那时,我拚命地把河流拉近,拚命地把上帝拉近。但我还是觉得孤独,我孤独地走着,渴望着怀抱。我甚至有点后悔,是的,有点后悔。虽然我当时不知道王存恩一直跟在我后面,但我想即使知道,也还是会选择离开。但我确实很动摇,我渴望怀抱和目光。我渴望自己的盛开与衰老能在一双爱我的眼睛面前,渴望不是白白地盛开,也不是白白的衰退。

我那样地一直想下去,觉得这八年来向这世界付出的爱,向这世界寄出的包裹,都无法填满我里面的空缺。爱真的能不求自己的益处吗?爱真的能不计算人的恶吗?我这样想的时候觉得命运欠了我,觉得全世界都欠了我,觉得爱情也欠了我。我为自己那样的想法十分羞愧,这羞愧连黑夜都无法遮住,但却又控制不住地想下去。”

陈雪依说到这里,美丽细长的眼睛里含着泪,向我苦笑了笑,“你看,人就是这样。不过当时我觉得很不公平,也很不理解,为什么在自己为爱付出了那么多之后,在自己做了那么多善举之后,里面的不完全,或者准确地说是丑陋,被这样无情地凸现在面前。我第一次感到上帝似乎远离了我,感到他似乎拿去了我灵魂的庇护。

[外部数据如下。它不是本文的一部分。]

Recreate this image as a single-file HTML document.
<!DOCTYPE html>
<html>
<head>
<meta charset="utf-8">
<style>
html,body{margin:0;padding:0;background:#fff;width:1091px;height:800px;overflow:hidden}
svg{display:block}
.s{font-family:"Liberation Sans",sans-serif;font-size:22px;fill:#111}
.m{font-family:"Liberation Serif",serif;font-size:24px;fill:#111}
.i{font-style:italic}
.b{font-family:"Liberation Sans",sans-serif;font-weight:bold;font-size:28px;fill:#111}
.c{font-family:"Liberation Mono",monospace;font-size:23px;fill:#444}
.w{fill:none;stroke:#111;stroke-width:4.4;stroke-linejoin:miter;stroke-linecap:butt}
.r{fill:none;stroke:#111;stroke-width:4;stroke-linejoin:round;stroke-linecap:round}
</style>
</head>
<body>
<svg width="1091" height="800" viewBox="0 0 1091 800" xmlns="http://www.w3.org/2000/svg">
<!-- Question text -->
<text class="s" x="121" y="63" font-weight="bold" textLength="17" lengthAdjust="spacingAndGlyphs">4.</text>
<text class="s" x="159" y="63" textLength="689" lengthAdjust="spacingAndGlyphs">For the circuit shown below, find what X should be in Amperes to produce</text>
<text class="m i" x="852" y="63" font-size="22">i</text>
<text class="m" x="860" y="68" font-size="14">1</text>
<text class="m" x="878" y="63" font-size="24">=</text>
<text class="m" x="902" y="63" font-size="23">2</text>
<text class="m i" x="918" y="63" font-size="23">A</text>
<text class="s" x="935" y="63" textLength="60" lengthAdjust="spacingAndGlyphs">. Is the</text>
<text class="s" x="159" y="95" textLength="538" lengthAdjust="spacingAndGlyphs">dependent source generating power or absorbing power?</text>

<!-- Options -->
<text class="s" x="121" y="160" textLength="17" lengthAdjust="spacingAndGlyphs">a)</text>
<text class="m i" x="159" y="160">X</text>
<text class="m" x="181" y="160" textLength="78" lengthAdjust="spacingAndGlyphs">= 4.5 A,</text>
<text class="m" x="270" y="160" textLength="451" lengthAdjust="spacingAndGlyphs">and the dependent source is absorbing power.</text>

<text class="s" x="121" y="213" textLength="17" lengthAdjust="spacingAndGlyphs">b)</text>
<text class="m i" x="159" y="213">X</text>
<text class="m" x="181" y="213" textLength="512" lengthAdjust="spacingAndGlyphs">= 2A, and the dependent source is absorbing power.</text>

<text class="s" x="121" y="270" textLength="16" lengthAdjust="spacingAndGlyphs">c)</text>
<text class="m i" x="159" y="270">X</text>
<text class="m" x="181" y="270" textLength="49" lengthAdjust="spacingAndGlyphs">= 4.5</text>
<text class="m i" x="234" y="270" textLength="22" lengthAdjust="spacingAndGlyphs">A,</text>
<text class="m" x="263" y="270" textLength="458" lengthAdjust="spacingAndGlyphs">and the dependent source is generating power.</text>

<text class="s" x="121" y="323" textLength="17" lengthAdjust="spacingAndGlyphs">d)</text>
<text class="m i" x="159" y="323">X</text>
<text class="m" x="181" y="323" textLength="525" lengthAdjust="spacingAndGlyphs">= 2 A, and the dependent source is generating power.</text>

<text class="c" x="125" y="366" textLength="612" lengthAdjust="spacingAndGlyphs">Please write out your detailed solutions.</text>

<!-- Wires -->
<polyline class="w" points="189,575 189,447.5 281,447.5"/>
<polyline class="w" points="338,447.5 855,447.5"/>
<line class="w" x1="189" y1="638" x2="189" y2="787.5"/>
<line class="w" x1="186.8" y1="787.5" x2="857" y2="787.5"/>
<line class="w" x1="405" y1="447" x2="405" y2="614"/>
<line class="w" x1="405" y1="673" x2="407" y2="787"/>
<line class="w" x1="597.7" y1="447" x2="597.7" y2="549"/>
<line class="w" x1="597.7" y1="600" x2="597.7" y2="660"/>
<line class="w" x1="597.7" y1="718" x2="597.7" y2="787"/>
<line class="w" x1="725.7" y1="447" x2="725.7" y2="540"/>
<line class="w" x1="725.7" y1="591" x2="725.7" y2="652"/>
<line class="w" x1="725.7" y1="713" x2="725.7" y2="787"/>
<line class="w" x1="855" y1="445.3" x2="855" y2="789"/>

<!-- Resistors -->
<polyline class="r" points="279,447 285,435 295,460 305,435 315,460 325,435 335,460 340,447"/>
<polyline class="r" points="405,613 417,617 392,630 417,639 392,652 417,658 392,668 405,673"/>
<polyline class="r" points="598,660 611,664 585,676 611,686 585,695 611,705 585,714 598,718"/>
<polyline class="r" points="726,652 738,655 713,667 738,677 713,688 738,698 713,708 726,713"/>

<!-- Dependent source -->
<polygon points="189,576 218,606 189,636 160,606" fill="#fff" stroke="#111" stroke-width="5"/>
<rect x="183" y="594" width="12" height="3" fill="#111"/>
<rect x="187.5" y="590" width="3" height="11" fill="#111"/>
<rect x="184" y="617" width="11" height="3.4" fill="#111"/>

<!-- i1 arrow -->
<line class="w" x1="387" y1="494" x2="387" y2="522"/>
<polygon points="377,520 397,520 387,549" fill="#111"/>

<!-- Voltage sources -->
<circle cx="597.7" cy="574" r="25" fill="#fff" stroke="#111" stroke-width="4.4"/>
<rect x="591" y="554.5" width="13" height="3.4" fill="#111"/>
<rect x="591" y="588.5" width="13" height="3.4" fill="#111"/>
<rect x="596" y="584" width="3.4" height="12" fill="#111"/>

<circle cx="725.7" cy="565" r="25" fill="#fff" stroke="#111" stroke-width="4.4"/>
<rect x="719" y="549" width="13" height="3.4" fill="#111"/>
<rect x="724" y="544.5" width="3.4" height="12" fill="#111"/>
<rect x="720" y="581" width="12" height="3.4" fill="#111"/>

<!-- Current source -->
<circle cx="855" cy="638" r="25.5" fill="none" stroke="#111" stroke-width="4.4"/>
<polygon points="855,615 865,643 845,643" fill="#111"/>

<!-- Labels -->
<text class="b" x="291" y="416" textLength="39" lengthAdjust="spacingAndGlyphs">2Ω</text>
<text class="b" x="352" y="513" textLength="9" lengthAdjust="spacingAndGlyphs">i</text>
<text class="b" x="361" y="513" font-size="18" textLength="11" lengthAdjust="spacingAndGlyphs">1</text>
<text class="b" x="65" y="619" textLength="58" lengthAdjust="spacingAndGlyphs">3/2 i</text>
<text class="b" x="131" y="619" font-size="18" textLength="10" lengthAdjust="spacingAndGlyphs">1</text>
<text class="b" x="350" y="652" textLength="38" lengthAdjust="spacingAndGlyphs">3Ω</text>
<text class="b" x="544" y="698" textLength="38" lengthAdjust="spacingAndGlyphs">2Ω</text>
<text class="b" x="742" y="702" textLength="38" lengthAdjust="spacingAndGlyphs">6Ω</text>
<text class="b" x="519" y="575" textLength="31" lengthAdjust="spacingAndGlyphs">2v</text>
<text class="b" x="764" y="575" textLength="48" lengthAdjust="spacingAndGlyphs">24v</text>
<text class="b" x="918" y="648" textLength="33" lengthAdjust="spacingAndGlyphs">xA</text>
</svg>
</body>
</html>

就在那一刻,我的里面升起了一首歌,从灵魂很深的里面升起来。‘虽然我的肉体和我的心灵渐渐地衰退,但是神是我心里的力量,是我的福份,直到永远。’先是倾听,然后在心中随着那旋律,最后我竟放声唱了出来。那个夜晚,我领会了他的福份,领会了他的爱,领会了他永远不变的遮盖。

我这样在夜风中走着,穿过一条又一条的马路,一直地往前,好象以色列人跨越一条又一条的河,一直地向着迦南。我在那个晚上相信着前面的迦南,相信着永恒对于生命的意义,相信着爱情的价值。

回到自己住的弄堂时天己薄明,想到那天是礼拜日,却并没有地方可以去崇拜万王之王的上帝。在弄堂口买早点时决定要开始写作,渴望以写作来敬拜造生命的神,来等待生命里的爱情。

走上楼梯的时候我思想着那条河流,竟在水流中看见了他,林迎辉。他真的出现在我的面前,坐在最后一级楼梯上,稀薄的光亮照在他的脸上,好象一些波荡的水流,他的面目有点模糊不清,但我的心却清晰地看见了他,清晰得好象刻进了骨头。”

“他真的来了?还是幻觉?没到二十年?”我激动地打断了她的叙述,急切地问着。何其渴望一段纯真的爱情完美在自己面前,但布置一新的屋子猛然立在我面前,和她的脸一样,含隐着酸涩的沧桑,又焕发着生命的容光。






俞静 (2012-03-06 22:12:29)

一份真正的安静、与从容。写作、画画和人,都是。谢谢。